Ever since Zorhan Mamdani rode to victory as Mayor of New York City, his theme of "Affordability" has become a political mantra. Every office seeker, pundit, and policy wonk now waves affordability as a banner headline. Yet beneath that banner lies a set of expensive necessities that define life in America—housing, healthcare, education, transportation, and childcare. Each of these items presents its own unique challenges, and each deserves to be examined individually as policy is developed. Childcare, in particular, stands out as both a pressing affordability issue and a textbook case of market failure.
One attempt to justify taxpayer support for childcare is empathy: parents struggling to afford care deserve help.

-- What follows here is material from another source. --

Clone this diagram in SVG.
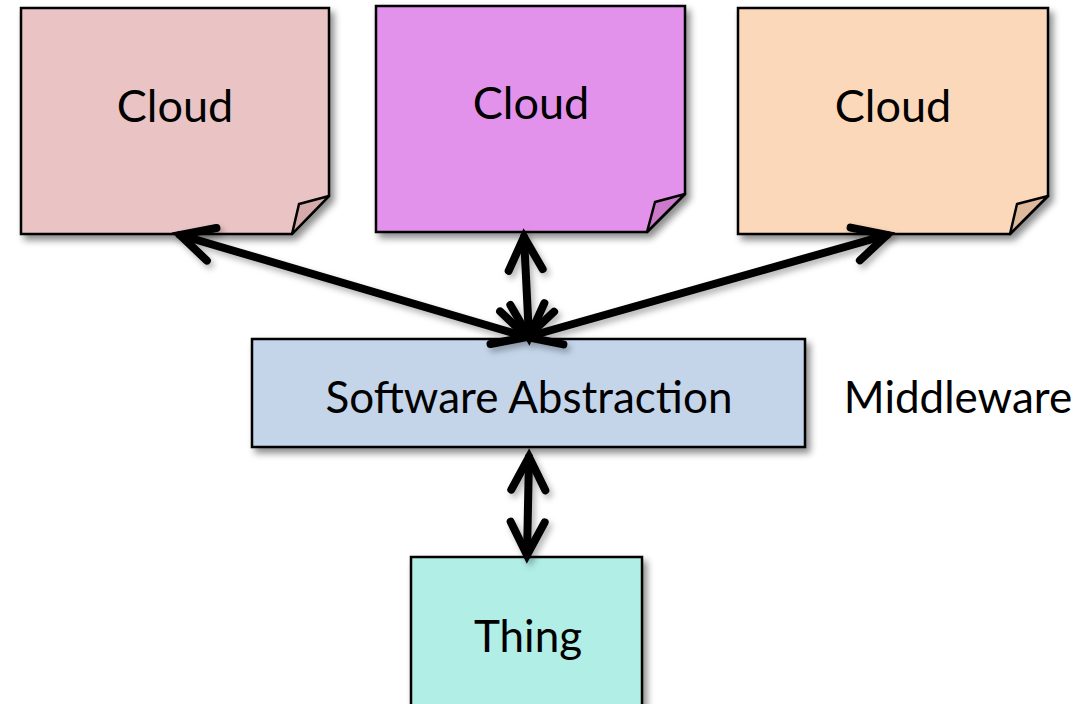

After all, it's hard to raise children even when you have money! The empathy argument resonates in many circles.
But another facet lies in assertions of individual responsibility. Senator Ron Johnson of Wisconsin once made what is perhaps the clearest statement of this view: “I’ve never really felt it was society’s responsibility to take care of other people’s children.” His position reflects a traditional free-market belief that individual responsibility aligns with the public interest. But the free market model itself shows that the childcare market lacks the incentives and mechanisms required for efficiency. In other words, childcare is not just unaffordable for low-income families; the prerequisites for market efficiency are absent.
The National Interest V. Parental Time and Money
In rich nations and in poor the most valuable resources are its people and the talents and ambitions they possess. Much of this value depends upon early investment, yet decisions about their care—how much money, time, and educational investment they receive—are made at the family level. Parents, often constrained by limited income, time, and access to credit, make choices under pressure. This creates a disconnect: from a national perspective, we want optimal investments in children, but the decisions are left to individuals who may lack the means to provide it.
International comparisons highlight this gap. Sweden spends about $7,000 per child annually in public funds on childcare. France spends $6,000, Germany $5,500, Canada $4,000. The United States? Just $500.
Parent/Career Life-Cycles
Careers follow a logistic curve: early years are marked by exploration, job changes, and modest income. Over time, careers stabilize, advancement occurs, and incomes rise, typically peaking around age 50. Consequently, at the start of their careers parents have energy but limited finances; childcare costs are high when incomes are lowest. Parents typically have children when they are young, precisely when they have the least financial liquidity. Their careers are just beginning, savings are minimal, and collateral such as home equity or business ownership has not yet been accumulated.
In theory, they could bridge that time/income gap by borrowing against future earnings to pay for childcare; in practice credit markets refuse to lend to them because they lack assets to pledge as loan collateral. Sometimes extended families can offer to bridge that time gap. Grandparents or older relatives with savings can help younger parents. But this solution is uneven and unreliable. Disproportionately, poor children, regardless of talent, are left behind if society fails to invest. That wasted potential represents a loss not only to the child but to the nation. Senator Johnson’s statement, while consistent with free-market faith, illustrates precisely why the market fails: it assumes individual responsibility can solve a problem that requires collective investment.
Return on Childcare Investment
The benefits of early childhood investment are not speculative; they are measurable. Nobel Prize–winning economist James Heckman has spent decades studying early childhood development. His research demonstrates that investing in young children—especially those from disadvantaged backgrounds—yields annual returns of up to 13 percent. That figure exceeds the average return on the S&P 500. These returns are derived from better educational outcomes, improved health, higher lifetime earnings, and reduced crime. In short, childcare investment strengthens families and the economy simultaneously. The market left to the incentives facing individual responsible parents would fail to fund one of the highest-return investments available.
The affordability debate gains clarity when viewed through economics: subsidizing childcare is not just an empathetic gesture to help struggling families; it is augments the market with public funding to gain a large national return on investment.